By some estimates, we in Ontario have passed the peak of coronavirus infections. Talk has now turned to how the province will allow people to return to normal life, without risking a second surge in Covid-19 cases.
It is imperative to remember that, even when the easing of the lockdown in Canada begins, that will not mean the novel coronavirus has been completely eradicated. Rather, it will signal that the authorities have decided that the infection rates have been reduced to a level which is ‘manageable,’ and does not pose a threat that will overwhelm the healthcare system. It is vital that once the coronavirus ‘stay at home’ restrictions end, you continue to take the precautions to keep yourself, your family, friends, and colleagues safe.
Everyone at Pace Law extends their heartiest gratitude to healthcare workers, public transport personnel, and all those who have continued to provide essential services during these tough times. You have kept us all safe at home while bearing a real risk to your health. Thank you.

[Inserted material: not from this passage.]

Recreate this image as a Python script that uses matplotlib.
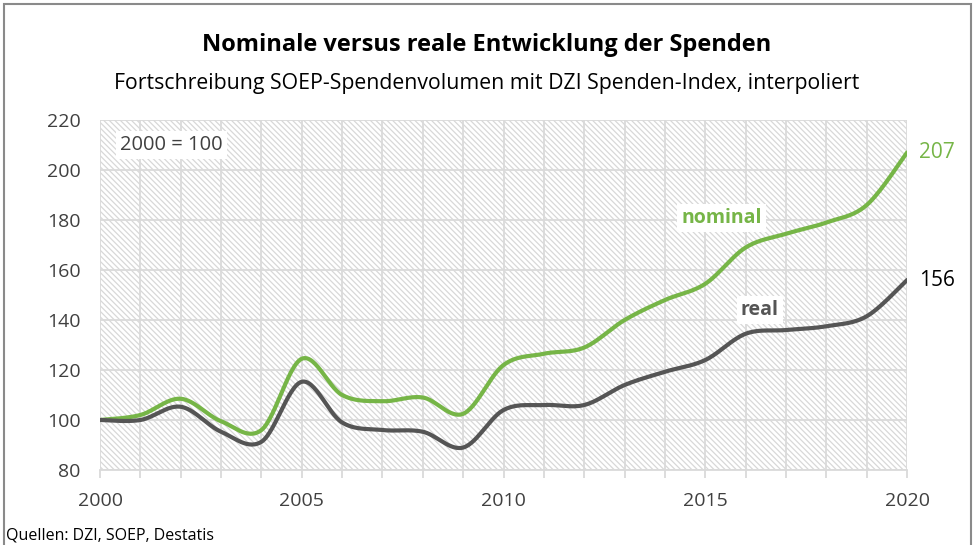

Explaining social distancing, self-isolation, and quarantine
There is no known vaccine or medically proven cure for Covid-19 at this time, nor is there likely to be a vaccine or therapeutic in the near future. Consequently, the Canadian government has chosen to adopt prevention as its primary mode of responding to the pandemic. In doing so, the aim is to keep people safe, and to slow the rate of infection. What started as measures for asking anyone who had spent time outside the country to self-isolate became a widespread ‘lockdown’. There are three terms you will have heard frequently on the news: “social distancing,” “self-isolation,” and “quarantine.” These are degrees of preventative measures that are implemented according to the level of risk an individual poses regarding the transmission of Covid-19.
Social distancing – Reducing time spent in public places; keeping 2 to 4 metres away from other people in public.
Self-isolation – Staying at home if you have returned from a trip abroad and are showing symptoms of Covid-19, or have been diagnosed with Covid-19, but are exhibiting only mild symptoms.
Quarantine – An Order by public health to self-isolate for a set amount of time (usually 14 days); the Order is issued under the Quarantine Act, and violators can face fines and criminal prosecution.
How social distancing and the ‘lockdown’ is expected to be relaxed
Toronto’s Mayor, John Tory, gave an idea about how the city and the province should expect the lockdown to end.
“We’re going to do it carefully, we’re going to it methodically and we’re going to, most importantly, do it safely based on public health advice”.
All signs point to social distancing measures being relaxed gradually after the Covid-19 lockdown. A controlled opening of schools, businesses, and outdoor activities is expected after May. Regardless of how the lockdown ends, it will take concerted community efforts to prevent a resurgence of infections.
How to keep yourself and your loved ones safe after the Covid-19 social distancing measures are relaxed
We would suggest continued precautions as the coronavirus lockdown is relaxed. People should continue to take these precautions until such time that public health officials advise Covid-19 has been controlled or eradicated:
- Remain vigilant about hygiene when out and about
- Continue a strict and regular hand-washing regimen
- Try and stay home as much as possible to reduce the risk of transmission
- Avoid travel on public transport and ride-sharing taxis
- Make full use of online ordering and door-to-door deliveries
- Avoid international travel if possible
- Continue to wear approved facial masks and facial coverings
- Regularly disinfect surfaces that you touch frequently
- Do not share personal items (and equipment in the workplace)
- Strictly follow public health advice to minimize the risk of transmission
- Make sure to get vaccinated against Covid-19 (once available)
We understand that the lockdown has posed significant challenges for many. This is especially true for those who are receiving treatment to address significant injuries and impairments they have suffered in an accident, while continuing to seek justice. In these unprecedented circumstances, the degree of uncertainty involved constitutes a very significant additional stressor. Throughout this crisis, Pace Law has stood firmly by our clients. We have made our services as contactless as possible, while ensuring that those in need continue to receive justice and the treatment they need. Our offices have continued to function normally, albeit remotely, and we continue to be devoted to helping accident victims receive fair compensation, as well as the treatment they require.